◆ **PROBLEM TO WORK ON**
Filter the listing below, copying every line in which the word "that" appears.

◆ **DATASET RECORDS**

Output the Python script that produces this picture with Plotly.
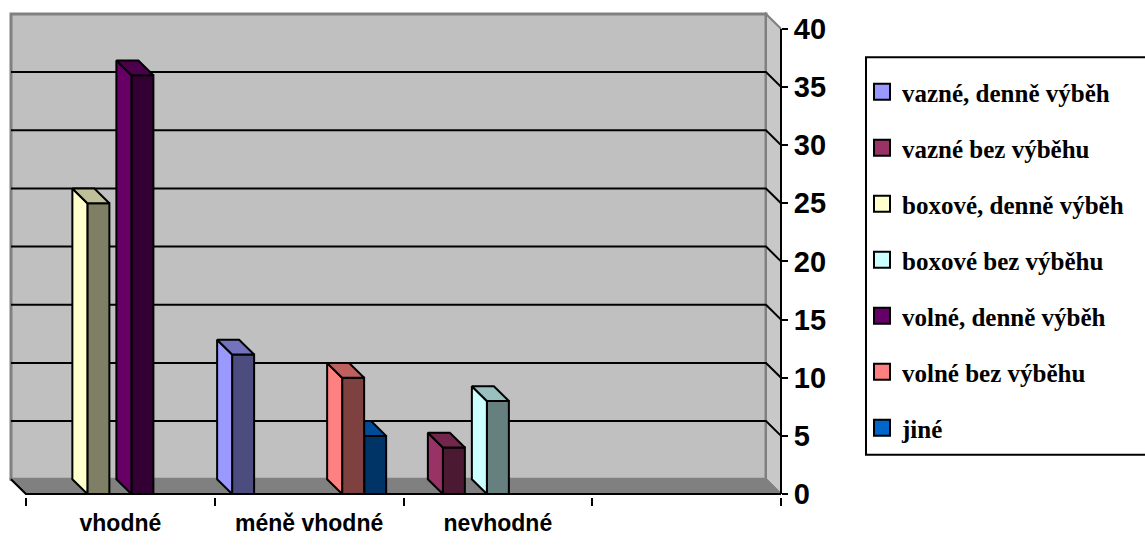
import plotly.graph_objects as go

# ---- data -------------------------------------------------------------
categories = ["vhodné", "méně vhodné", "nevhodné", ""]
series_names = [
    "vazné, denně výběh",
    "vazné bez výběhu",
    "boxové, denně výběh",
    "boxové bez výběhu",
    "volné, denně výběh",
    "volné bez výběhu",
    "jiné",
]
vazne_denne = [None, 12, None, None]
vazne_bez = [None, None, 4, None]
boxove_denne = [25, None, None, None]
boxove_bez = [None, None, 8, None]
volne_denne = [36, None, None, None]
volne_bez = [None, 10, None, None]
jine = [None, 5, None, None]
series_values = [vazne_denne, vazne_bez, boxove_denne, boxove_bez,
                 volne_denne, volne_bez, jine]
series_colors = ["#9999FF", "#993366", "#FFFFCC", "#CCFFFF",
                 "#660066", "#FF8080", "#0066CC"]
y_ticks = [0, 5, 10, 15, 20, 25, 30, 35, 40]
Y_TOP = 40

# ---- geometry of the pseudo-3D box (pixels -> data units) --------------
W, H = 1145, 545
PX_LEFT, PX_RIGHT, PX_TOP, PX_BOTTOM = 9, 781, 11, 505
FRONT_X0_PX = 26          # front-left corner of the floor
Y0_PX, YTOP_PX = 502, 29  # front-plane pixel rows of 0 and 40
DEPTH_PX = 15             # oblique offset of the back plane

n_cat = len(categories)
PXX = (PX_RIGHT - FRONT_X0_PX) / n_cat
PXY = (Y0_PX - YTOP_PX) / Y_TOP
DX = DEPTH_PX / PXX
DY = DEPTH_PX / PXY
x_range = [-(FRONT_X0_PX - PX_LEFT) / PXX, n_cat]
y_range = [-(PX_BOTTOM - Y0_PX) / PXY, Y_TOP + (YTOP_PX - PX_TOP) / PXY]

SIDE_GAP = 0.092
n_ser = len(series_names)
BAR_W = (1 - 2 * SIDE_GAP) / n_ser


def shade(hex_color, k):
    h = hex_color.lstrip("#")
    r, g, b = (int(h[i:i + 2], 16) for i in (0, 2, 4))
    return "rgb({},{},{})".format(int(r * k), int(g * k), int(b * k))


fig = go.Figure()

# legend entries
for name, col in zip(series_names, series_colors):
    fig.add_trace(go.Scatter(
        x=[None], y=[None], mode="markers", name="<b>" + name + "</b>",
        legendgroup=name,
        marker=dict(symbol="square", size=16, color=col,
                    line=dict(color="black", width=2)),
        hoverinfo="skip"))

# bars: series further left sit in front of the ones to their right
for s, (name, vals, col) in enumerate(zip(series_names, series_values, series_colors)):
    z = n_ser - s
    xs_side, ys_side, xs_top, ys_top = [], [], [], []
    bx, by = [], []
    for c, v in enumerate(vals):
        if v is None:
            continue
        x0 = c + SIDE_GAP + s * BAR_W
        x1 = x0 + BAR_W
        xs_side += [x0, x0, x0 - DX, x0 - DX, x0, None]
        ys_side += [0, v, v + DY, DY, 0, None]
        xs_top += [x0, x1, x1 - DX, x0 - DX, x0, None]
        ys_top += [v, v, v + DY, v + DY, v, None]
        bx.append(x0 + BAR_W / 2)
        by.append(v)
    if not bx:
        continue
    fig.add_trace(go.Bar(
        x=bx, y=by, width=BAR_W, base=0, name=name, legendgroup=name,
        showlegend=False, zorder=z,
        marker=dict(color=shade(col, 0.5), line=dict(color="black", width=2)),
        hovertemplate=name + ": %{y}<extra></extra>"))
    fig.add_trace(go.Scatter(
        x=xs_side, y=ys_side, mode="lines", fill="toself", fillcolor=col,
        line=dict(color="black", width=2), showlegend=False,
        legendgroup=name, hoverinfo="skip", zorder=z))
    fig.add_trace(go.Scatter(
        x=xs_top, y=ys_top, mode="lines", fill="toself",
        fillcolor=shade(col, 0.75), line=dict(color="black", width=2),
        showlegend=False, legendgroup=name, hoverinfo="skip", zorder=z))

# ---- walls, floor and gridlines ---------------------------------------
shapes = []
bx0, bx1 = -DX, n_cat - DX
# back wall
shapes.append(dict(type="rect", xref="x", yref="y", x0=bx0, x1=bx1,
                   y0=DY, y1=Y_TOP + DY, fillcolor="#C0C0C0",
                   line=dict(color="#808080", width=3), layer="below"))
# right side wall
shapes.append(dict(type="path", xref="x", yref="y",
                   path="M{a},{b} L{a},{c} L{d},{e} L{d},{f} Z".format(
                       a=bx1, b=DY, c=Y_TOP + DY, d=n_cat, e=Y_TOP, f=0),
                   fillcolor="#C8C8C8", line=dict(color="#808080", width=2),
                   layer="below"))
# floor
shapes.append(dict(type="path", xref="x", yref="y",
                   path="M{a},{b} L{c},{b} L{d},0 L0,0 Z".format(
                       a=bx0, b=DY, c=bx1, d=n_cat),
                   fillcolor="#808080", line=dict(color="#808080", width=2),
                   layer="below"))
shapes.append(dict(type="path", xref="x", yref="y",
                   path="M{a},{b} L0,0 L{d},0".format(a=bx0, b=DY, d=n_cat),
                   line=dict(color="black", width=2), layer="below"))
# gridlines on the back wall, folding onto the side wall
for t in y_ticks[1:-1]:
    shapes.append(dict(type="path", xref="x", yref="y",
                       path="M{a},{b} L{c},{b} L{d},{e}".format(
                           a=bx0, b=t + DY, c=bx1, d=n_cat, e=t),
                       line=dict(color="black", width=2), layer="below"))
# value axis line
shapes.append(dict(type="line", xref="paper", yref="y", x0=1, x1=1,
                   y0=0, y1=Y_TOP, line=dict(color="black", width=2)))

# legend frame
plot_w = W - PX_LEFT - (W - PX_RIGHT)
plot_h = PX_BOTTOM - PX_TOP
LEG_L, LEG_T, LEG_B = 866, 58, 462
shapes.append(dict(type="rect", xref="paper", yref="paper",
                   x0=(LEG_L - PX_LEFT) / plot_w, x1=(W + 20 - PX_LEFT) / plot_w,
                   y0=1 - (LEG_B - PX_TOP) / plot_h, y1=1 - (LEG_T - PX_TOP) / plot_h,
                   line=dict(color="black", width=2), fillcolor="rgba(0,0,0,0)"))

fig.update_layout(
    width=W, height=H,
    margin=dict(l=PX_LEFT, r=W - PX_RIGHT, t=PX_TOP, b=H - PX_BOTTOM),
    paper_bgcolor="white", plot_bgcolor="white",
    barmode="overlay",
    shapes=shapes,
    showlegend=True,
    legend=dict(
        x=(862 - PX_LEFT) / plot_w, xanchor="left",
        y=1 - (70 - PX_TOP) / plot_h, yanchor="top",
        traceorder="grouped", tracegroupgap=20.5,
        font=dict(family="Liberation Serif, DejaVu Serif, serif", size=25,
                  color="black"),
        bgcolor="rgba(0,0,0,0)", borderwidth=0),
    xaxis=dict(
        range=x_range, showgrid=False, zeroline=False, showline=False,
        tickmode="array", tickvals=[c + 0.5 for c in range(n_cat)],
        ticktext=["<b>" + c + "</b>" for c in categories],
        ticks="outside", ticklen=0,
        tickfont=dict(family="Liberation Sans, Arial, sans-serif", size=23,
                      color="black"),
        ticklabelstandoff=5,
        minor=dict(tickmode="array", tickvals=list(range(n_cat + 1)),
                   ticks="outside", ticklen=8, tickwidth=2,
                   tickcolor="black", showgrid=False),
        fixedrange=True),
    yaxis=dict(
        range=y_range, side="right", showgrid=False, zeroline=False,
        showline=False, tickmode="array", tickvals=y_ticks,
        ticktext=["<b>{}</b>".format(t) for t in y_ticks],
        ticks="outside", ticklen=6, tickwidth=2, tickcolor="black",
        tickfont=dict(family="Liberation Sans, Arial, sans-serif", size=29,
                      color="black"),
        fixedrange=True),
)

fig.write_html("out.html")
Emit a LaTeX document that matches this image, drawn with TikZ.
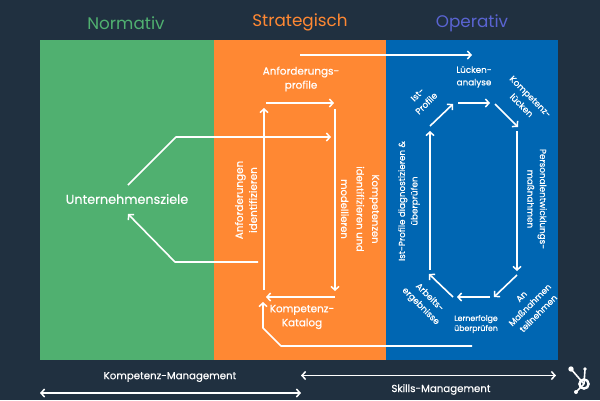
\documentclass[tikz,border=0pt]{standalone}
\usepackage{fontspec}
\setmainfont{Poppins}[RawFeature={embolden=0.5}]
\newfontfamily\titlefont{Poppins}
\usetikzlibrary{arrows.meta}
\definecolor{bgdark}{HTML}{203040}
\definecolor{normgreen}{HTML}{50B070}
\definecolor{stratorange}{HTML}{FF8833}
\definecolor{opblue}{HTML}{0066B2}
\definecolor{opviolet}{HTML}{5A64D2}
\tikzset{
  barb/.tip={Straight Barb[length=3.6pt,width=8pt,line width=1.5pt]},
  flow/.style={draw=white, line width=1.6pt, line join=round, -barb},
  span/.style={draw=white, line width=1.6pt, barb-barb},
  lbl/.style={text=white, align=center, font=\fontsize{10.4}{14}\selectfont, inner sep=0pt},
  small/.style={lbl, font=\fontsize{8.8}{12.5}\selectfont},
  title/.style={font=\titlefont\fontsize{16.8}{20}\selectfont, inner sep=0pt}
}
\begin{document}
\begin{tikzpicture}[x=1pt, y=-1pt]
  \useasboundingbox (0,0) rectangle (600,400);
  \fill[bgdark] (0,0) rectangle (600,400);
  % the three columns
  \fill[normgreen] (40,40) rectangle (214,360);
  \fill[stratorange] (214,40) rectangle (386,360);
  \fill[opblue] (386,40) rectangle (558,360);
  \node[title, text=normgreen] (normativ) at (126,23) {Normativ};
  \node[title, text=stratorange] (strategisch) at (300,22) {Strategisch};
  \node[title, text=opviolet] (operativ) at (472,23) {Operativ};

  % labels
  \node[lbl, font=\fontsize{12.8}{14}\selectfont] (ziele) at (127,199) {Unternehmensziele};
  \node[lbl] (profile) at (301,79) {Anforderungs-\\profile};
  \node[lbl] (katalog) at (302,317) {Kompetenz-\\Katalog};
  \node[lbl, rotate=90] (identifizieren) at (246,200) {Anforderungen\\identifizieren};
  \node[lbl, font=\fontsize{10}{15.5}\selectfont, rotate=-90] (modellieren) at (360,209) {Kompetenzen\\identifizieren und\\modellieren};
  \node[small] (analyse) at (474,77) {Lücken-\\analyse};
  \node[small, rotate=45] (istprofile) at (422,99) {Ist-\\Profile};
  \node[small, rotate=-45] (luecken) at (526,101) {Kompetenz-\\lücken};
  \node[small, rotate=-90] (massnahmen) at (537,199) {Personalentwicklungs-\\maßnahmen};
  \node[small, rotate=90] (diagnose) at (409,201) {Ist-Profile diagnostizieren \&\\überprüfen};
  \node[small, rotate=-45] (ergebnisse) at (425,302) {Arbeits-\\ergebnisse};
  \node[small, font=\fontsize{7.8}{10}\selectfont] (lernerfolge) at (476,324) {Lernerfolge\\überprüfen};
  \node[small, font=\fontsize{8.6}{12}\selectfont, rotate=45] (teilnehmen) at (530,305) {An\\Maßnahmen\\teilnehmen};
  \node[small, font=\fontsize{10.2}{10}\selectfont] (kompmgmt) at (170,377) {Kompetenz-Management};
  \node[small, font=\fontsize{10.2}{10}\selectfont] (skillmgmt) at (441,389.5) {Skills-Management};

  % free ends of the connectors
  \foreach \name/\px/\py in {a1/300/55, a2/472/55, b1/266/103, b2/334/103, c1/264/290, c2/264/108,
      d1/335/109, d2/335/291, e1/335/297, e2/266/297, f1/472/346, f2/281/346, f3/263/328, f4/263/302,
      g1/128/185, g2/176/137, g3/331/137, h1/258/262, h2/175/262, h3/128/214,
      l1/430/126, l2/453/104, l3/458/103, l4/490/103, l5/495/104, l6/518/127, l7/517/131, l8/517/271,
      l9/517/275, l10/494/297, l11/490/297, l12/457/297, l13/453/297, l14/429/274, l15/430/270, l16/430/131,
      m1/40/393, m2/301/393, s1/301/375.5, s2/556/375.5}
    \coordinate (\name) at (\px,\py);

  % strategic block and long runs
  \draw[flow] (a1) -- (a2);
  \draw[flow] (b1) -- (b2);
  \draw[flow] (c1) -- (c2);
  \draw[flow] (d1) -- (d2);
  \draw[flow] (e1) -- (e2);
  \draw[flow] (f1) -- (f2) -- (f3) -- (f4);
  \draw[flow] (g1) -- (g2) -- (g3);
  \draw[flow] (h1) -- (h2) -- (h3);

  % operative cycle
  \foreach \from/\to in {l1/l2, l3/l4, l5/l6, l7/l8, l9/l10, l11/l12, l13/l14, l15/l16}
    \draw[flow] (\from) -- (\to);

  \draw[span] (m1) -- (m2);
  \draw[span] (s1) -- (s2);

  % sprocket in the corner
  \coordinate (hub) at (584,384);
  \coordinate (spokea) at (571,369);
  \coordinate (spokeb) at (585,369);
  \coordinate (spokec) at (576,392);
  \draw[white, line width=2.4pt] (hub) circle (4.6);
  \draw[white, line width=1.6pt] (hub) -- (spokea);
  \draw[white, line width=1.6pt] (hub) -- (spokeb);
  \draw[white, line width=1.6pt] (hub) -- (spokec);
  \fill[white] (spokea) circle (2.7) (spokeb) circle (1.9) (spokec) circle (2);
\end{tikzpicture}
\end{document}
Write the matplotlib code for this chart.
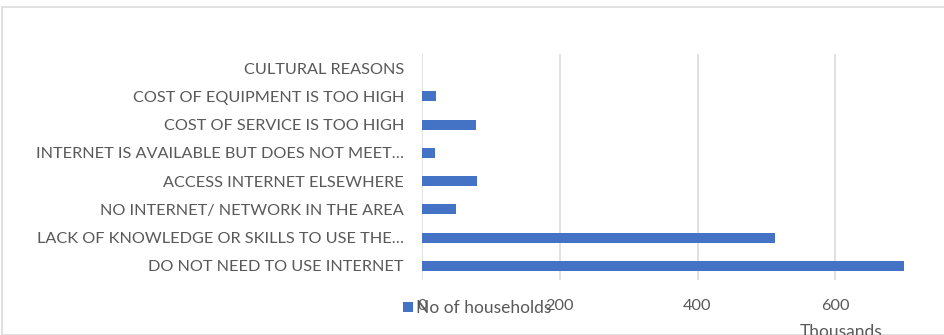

◆ **THE ANSWER**
Output the Python script that produces this picture with Plotly.
Emit a LaTeX document that matches this image, drawn with TikZ.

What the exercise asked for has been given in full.